= TASK STATEMENT =
Starting at the first line of the listing below, repeat each line up to and including the one containing "const crossingTicks = [2, 4, 6, 8, 10, 12, 14];". Leave out pictures.

= SOURCE DATA =
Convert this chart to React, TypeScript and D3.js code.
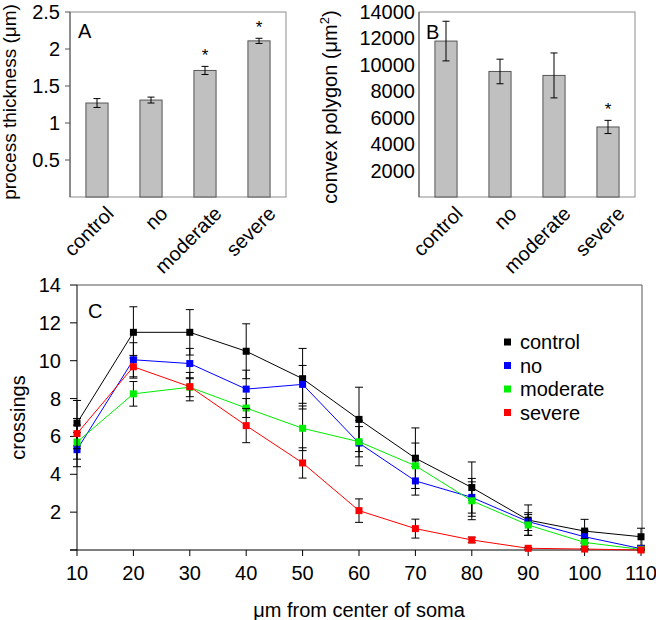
import React from 'react';
import * as d3 from 'd3';

// ---------- Data ----------
const barCategories = ['control', 'no', 'moderate', 'severe'];

const thicknessValues = [1.27, 1.31, 1.71, 2.11];
const thicknessErrors = [0.06, 0.04, 0.055, 0.035];
const thicknessSignificant = [false, false, true, true];
const thicknessTicks = [0.5, 1, 1.5, 2, 2.5];

const polygonValues = [11800, 9500, 9200, 5300];
const polygonErrors = [1500, 930, 1700, 500];
const polygonSignificant = [false, false, false, true];
const polygonTicks = [2000, 4000, 6000, 8000, 10000, 12000, 14000];

const distances = [10, 20, 30, 40, 50, 60, 70, 80, 90, 100, 110];
const crossingTicks = [2, 4, 6, 8, 10, 12, 14];

const seriesNames = ['control', 'no', 'moderate', 'severe'];
const seriesColors = ['#000000', '#0000ff', '#00ee00', '#ff0000'];
const controlMean = [6.7, 11.5, 11.5, 10.5, 9.05, 6.9, 4.85, 3.3, 1.58, 1.0, 0.7];
const controlErr = [1.2, 1.35, 1.2, 1.45, 1.6, 1.7, 1.6, 1.35, 0.8, 0.62, 0.45];
const noMean = [5.3, 10.05, 9.85, 8.5, 8.75, 5.65, 3.65, 2.78, 1.5, 0.7, 0.07];
const noErr = [0.9, 0.9, 0.8, 1.0, 1.0, 1.2, 0.75, 1.0, 0.47, 0.35, 0.1];
const moderateMean = [5.7, 8.25, 8.6, 7.5, 6.43, 5.72, 4.45, 2.6, 1.32, 0.4, 0.03];
const moderateErr = [0.9, 0.65, 0.5, 0.5, 1.18, 0.8, 1.2, 1.0, 0.55, 0.2, 0.05];
const severeMean = [6.15, 9.68, 8.63, 6.57, 4.6, 2.08, 1.13, 0.53, 0.09, 0.05, 0.0];
const severeErr = [0.8, 0.6, 0.75, 0.9, 0.8, 0.62, 0.5, 0.15, 0.05, 0.03, 0.02];

const seriesMeans = [controlMean, noMean, moderateMean, severeMean];
const seriesErrs = [controlErr, noErr, moderateErr, severeErr];

const FONT = 'Liberation Sans, Arial, Helvetica, sans-serif';

type BarPanelProps = {
  x0: number; x1: number; y0: number; y1: number;
  max: number; values: number[]; errors: number[]; sig: boolean[];
  ticks: number[]; tickLabelX: number; tickMarks: boolean;
  letter: string; letterX: number; letterY: number;
};

function BarPanel(p: BarPanelProps) {
  const x = d3.scaleBand<string>().domain(barCategories).range([p.x0, p.x1]).paddingInner(0.59).paddingOuter(0.295);
  const y = d3.scaleLinear().domain([0, p.max]).range([p.y1, p.y0]);
  const bw = x.bandwidth();
  return (
    <g>
      <rect x={p.x0} y={p.y0} width={p.x1 - p.x0} height={p.y1 - p.y0} fill="#fff" stroke="#8c8c8c" strokeWidth={1} />
      <line x1={p.x0} x2={p.x0} y1={p.y0} y2={p.y1} stroke="#555" strokeWidth={1} />
      {p.ticks.map((t) => (
        <g key={t}>
          {p.tickMarks && <line x1={p.x0 - 5} x2={p.x0} y1={y(t)} y2={y(t)} stroke="#555" />}
          <text x={p.tickLabelX} y={y(t)} dy="0.35em" textAnchor="end" fontSize={20} fontFamily={FONT}>{t}</text>
        </g>
      ))}
      {barCategories.map((c, i) => {
        const cx = (x(c) as number) + bw / 2;
        const top = y(p.values[i]);
        const eTop = y(p.values[i] + p.errors[i]);
        const eBot = y(p.values[i] - p.errors[i]);
        return (
          <g key={c}>
            <rect x={x(c)} y={top} width={bw} height={p.y1 - top} fill="#c0c0c0" stroke="#555" strokeWidth={1} />
            <line x1={cx} x2={cx} y1={eTop} y2={eBot} stroke="#000" />
            <line x1={cx - 3.5} x2={cx + 3.5} y1={eTop} y2={eTop} stroke="#000" />
            <line x1={cx - 3.5} x2={cx + 3.5} y1={eBot} y2={eBot} stroke="#000" />
            {p.sig[i] && (
              <text x={cx} y={eTop - 5} textAnchor="middle" fontSize={17} fontFamily={FONT}>*</text>
            )}
            <g transform={`translate(${cx + 13},${p.y1 + 13})`}>
              <g transform="rotate(-45)">
                <text x={0} y={7} textAnchor="end" fontSize={20} fontFamily={FONT}>{c}</text>
              </g>
            </g>
          </g>
        );
      })}
      <text x={p.letterX} y={p.letterY} fontSize={20} fontFamily={FONT}>{p.letter}</text>
    </g>
  );
}

function LinePanel() {
  const x0 = 77, x1 = 641, y0 = 285, y1 = 550;
  const x = d3.scaleLinear().domain([10, 110]).range([x0, x1]);
  const y = d3.scaleLinear().domain([0, 14]).range([y1, y0]);
  const line = d3.line<number>().x((_, i) => x(distances[i])).y((v) => y(v));
  return (
    <g>
      <line x1={x0} x2={x1 + 1} y1={y0} y2={y0} stroke="#555" />
      <line x1={x1 + 1} x2={x1 + 1} y1={y0} y2={y1} stroke="#555" />
      <line x1={x0} x2={x0} y1={y0} y2={y1} stroke="#000" />
      <line x1={x0 - 7} x2={x1 + 1} y1={y1} y2={y1} stroke="#000" />
      {[0, ...crossingTicks].map((t) => (
        <line key={'m' + t} x1={x0 - 7} x2={x0} y1={y(t)} y2={y(t)} stroke="#000" />
      ))}
      {crossingTicks.map((t) => (
        <text key={t} x={61} y={y(t)} dy="0.35em" textAnchor="end" fontSize={20} fontFamily={FONT}>{t}</text>
      ))}
      {distances.map((d) => (
        <g key={d}>
          <line x1={x(d)} x2={x(d)} y1={y1} y2={y1 + 6} stroke="#000" />
          <text x={x(d)} y={y1 + 30} textAnchor="middle" fontSize={20} fontFamily={FONT}>{d}</text>
        </g>
      ))}
      {seriesNames.map((name, s) => {
        const m = seriesMeans[s];
        const e = seriesErrs[s];
        return (
          <g key={name}>
            <path d={line(m) || ''} fill="none" stroke={seriesColors[s]} strokeWidth={1} />
            {m.map((v, i) => {
              const cx = x(distances[i]);
              const t = y(v + e[i]);
              const b = y(Math.max(0, v - e[i]));
              return (
                <g key={i}>
                  <line x1={cx} x2={cx} y1={t} y2={b} stroke="#000" />
                  <line x1={cx - 4} x2={cx + 4} y1={t} y2={t} stroke="#000" />
                  <line x1={cx - 4} x2={cx + 4} y1={b} y2={b} stroke="#000" />
                </g>
              );
            })}
            {m.map((v, i) => (
              <rect key={'p' + i} x={x(distances[i]) - 3.5} y={y(v) - 3.5} width={7} height={7} fill={seriesColors[s]} />
            ))}
          </g>
        );
      })}
      {seriesNames.map((name, s) => (
        <g key={'lg' + name}>
          <rect x={504} y={342 + s * 23.5 - 3.5} width={7} height={7} fill={seriesColors[s]} />
          <text x={520} y={342 + s * 23.5} dy="0.35em" fontSize={20} fontFamily={FONT}>{name}</text>
        </g>
      ))}
      <text x={88} y={318} fontSize={20} fontFamily={FONT}>C</text>
      <text transform={`translate(25,${(y0 + y1) / 2}) rotate(-90)`} textAnchor="middle" fontSize={20} fontFamily={FONT}>crossings</text>
      <text x={(x0 + x1) / 2} y={617} textAnchor="middle" fontSize={20} fontFamily={FONT}>μm from center of soma</text>
    </g>
  );
}

export default function App() {
  return (
    <svg width={656} height={620} style={{ position: 'absolute', left: 0, top: 0, background: '#fff' }}>
      <rect x={0} y={0} width={656} height={620} fill="#fff" />
      <BarPanel x0={70} x1={286} y0={12} y1={197} max={2.5} values={thicknessValues} errors={thicknessErrors}
        sig={thicknessSignificant} ticks={thicknessTicks} tickLabelX={60} tickMarks={true}
        letter="A" letterX={78} letterY={38} />
      <BarPanel x0={419} x1={635} y0={12} y1={197} max={14000} values={polygonValues} errors={polygonErrors}
        sig={polygonSignificant} ticks={polygonTicks} tickLabelX={415} tickMarks={false}
        letter="B" letterX={426} letterY={39} />
      <text transform="translate(16,102) rotate(-90)" textAnchor="middle" fontSize={19} fontFamily={FONT}>process thickness (μm)</text>
      <text transform="translate(337,107) rotate(-90)" textAnchor="middle" fontSize={20} fontFamily={FONT}>
        convex polygon (μm<tspan fontSize={13} dy={-8}>2</tspan><tspan dy={8}>)</tspan>
      </text>
      <LinePanel />
    </svg>
  );
}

= WORKED SOLUTION =
Convert this chart to React, TypeScript and D3.js code.
import React from 'react';
import * as d3 from 'd3';

// ---------- Data ----------
const barCategories = ['control', 'no', 'moderate', 'severe'];

const thicknessValues = [1.27, 1.31, 1.71, 2.11];
const thicknessErrors = [0.06, 0.04, 0.055, 0.035];
const thicknessSignificant = [false, false, true, true];
const thicknessTicks = [0.5, 1, 1.5, 2, 2.5];

const polygonValues = [11800, 9500, 9200, 5300];
const polygonErrors = [1500, 930, 1700, 500];
const polygonSignificant = [false, false, false, true];
const polygonTicks = [2000, 4000, 6000, 8000, 10000, 12000, 14000];

const distances = [10, 20, 30, 40, 50, 60, 70, 80, 90, 100, 110];
const crossingTicks = [2, 4, 6, 8, 10, 12, 14];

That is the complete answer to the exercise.